The following editorial was first published in our member's newsletter in June 2023.
What is worse? To have to accept that we are wrong or to hold tight to our views and adapt slowly while we try and squeeze the future into our previously held beliefs?
That is a pretty big theme but one that we all need to continually challenge ourselves with. We are all born with a curious mind and only two fears: the fear of falling and the fear of loud noises. Over time, through trial and error as we experience life and hear the views of those around us that we trust, the list of fears grows exponentially and our minds become more fixed. This is how we have adapted as a species. If we didn’t learn from our mistakes, we would have all been cleaned up by sabre tooth tigers before we really got going!
The problem is not to learn from our mistakes it is to use these experiences and information that we gather throughout our lives to develop a fixed mindset. One where we are confident in how it all works and can easily dispel new concepts by countering them with things that we have previously seen or been told. The problem with this is that our world isn’t constant, it changes, at an ever-increasing rate. The knowledge and technology changes are occurring at a rate that it is simply impossible to know everything (and you don’t need to because Chat GPT does!).
When you mix this fixed mindset with a fear of being wrong you’ve got the perfect cocktail for an extremely slow process of innovation and adaptability and this cocktail plagues us in the livestock industry. We see people holding tightly onto old ways and fearing change, not because they don’t want to be better but because being better is deemed too hard. Being better will mean being wrong - to change is to accept that the previous way was wrong. But as it says in the title of this email - is it worse to be wrong or to be slow? In my mind, it is much worse to be slow than to be proven wrong. Unless you are completely debt free and with no aspirations for growth, being slow to adapt and late to innovate, is one of the most risky things a business can do.
I remember where I was when I first heard the quote “Strong opinions, loosely held” apparently first said by Jeff Bezos of Amazon, I was at Stanford University, Silicon Valley, sitting in a lecture theatre listening to one of the many inspirational speakers I had heard that week. It immediately rang true for me (and it is a constant source of frustration for my wife!). For me, it is important to have strong well-founded opinions, life is simply too hard if everything is a grey area. The great addition to this in Bezos's quote is that you need to be prepared to abandon or change those opinions when new evidence arises or you hear an alternative view. The ability to change, without feeling like you have failed, is a core principle of innovation and the more we embrace that, the faster livestock farming will evolve, and the more the industry will prosper.

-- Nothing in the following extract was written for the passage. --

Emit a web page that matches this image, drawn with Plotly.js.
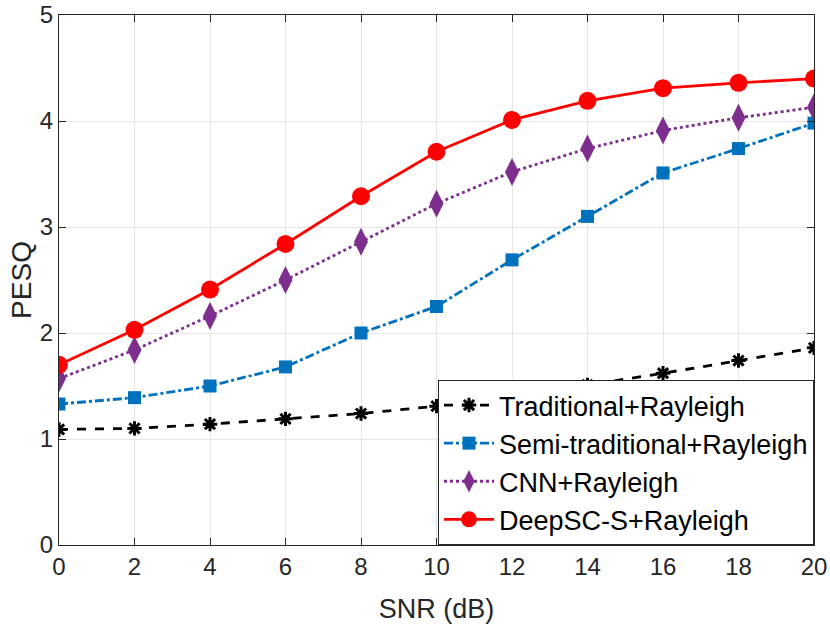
<!DOCTYPE html>
<html><head><meta charset="utf-8">
<script src="https://cdn.plot.ly/plotly-3.0.1.min.js"></script>
<style>html,body{margin:0;padding:0;background:#fff}#plot{width:830px;height:632px}</style>
</head><body><div id="plot"></div>
<script>
const snr = [0,2,4,6,8,10,12,14,16,18,20];
const traditional = [1.09,1.10,1.14,1.19,1.24,1.31,1.40,1.51,1.62,1.74,1.86];
const semiTraditional = [1.33,1.39,1.50,1.68,2.00,2.25,2.69,3.10,3.51,3.74,3.98];
const cnn = [1.57,1.84,2.16,2.50,2.86,3.22,3.52,3.74,3.91,4.03,4.13];
const deepsc = [1.70,2.03,2.41,2.84,3.29,3.71,4.01,4.19,4.31,4.36,4.40];
const names = ['Traditional+Rayleigh','Semi-traditional+Rayleigh','CNN+Rayleigh','DeepSC-S+Rayleigh'];
const xTicks = [0,2,4,6,8,10,12,14,16,18,20];
const yTicks = [0,1,2,3,4,5];

const traces = [
  {x:snr,y:traditional,name:names[0],mode:'lines+markers',
   line:{color:'#000000',width:2.8,dash:'dash'},
   marker:{symbol:'asterisk-open',size:12,color:'#000000',line:{color:'#000000',width:3}}},
  {x:snr,y:semiTraditional,name:names[1],mode:'lines+markers',
   line:{color:'#0072BD',width:2.8,dash:'dashdot'},
   marker:{symbol:'square',size:13,color:'#0072BD'}},
  {x:snr,y:cnn,name:names[2],mode:'lines+markers',
   line:{color:'#7E2F8E',width:2.8,dash:'dot'},
   marker:{symbol:'diamond-tall',size:20,color:'#7E2F8E'}},
  {x:snr,y:deepsc,name:names[3],mode:'lines+markers',
   line:{color:'#FF0000',width:2.8},
   marker:{symbol:'circle',size:18,color:'#FF0000'}}
];

const FONT = 'Liberation Sans, Arial, Helvetica, sans-serif';
const axisCommon = {
  showline:true, linecolor:'#262626', linewidth:1, mirror:'ticks',
  ticks:'inside', ticklen:7, tickcolor:'#262626',
  showgrid:true, gridcolor:'#e6e6e6', gridwidth:1, zeroline:false,
  ticklabeloverflow:'allow',
  tickfont:{family:FONT,size:24,color:'#262626'}
};

const layout = {
  width:830, height:632,
  margin:{l:59,r:16,t:15,b:87},
  paper_bgcolor:'#ffffff', plot_bgcolor:'#ffffff',
  showlegend:true,
  xaxis:Object.assign({},axisCommon,{range:[0,20],tickvals:xTicks,
    title:{text:'SNR (dB)',standoff:20,font:{family:FONT,size:27,color:'#262626'}}}),
  yaxis:Object.assign({},axisCommon,{range:[0,5],tickvals:yTicks,
    title:{text:'PESQ',standoff:0,font:{family:FONT,size:28,color:'#262626'}}}),
  legend:{x:1,y:0,xanchor:'right',yanchor:'bottom',bgcolor:'#ffffff',
    bordercolor:'#262626',borderwidth:1,tracegroupgap:0,itemwidth:50,
    font:{family:FONT,size:27,color:'#000000'}}
};

Plotly.newPlot('plot',traces,layout,{displayModeBar:false,staticPlot:true});
</script></body></html>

The idea for this newsletter came into my mind based on a Twitter conversation where I had signed off with the words - “What got us here, won’t take us there” which is a strong theme in entrepreneurial individuals and words that I’ve heard many times over the years. After a bit of Googling, I now know that the words are based on a quote from a guy called Marshall Goldsmith, who actually said "What got you here won't get you there." It is perfectly matched to a quote from either James or Simon Finlay when chatting with them recently (sorry lads, I can’t remember which of you said it) - “We keep our windscreen clean and our mirrors dirty”. Both of these quotes embrace the fact that the future does not fit within the mindsets and containers of the past, last year wasn’t a dress rehearsal for this year, this year will be different, we have new tools, new information, new knowledge, new skills, this year CAN be very different if we want it to be. If we are open to change, open to new concepts and willing to be proven wrong.
To change we must overcome our confirmation bias, which is our fixed mindset of finding ways to file new information amongst the old information rather than considering that the new information should replace the old. You and I can hear exactly the same information and come up with completely different interpretations based on what we WANT the information to be telling us. A mission, if you choose to accept it, is to spend an hour with a child-like curious mindset. Don’t accept anything as fact, think about alternative explanations, think about how someone who doesn’t have your life experience might view something you are doing, think about alternative ways of doing the things you are doing and keep a completely open mind. Breaking down a fixed mindset, one step at a time has an enormous upside in nurturing and inspiring innovation within your business.
There are definitely times when I have a fixed mindset and am unwilling to accept alternative information but I try to be a lifetime learner, to accept that what I know is fluid and to add new concepts whenever I can. I think this is a handy mindset in the world of genetics. We are constantly breeding animals that have never existed before, this is exactly what it means to make genetic gain, to put together the DNA in a way that has never been done before (how exciting is that by the way!). It is therefore completely ridiculous to think that I can predict the outcome of how this new animal will perform. I can predict how it will go based on how the change from last year to this year went, but I can never know for certain. The important thing is being open to the fact that it might go wrong, that I might have made the wrong breeding decision. If so, I accept, learn, adapt, move on and do it differently next year.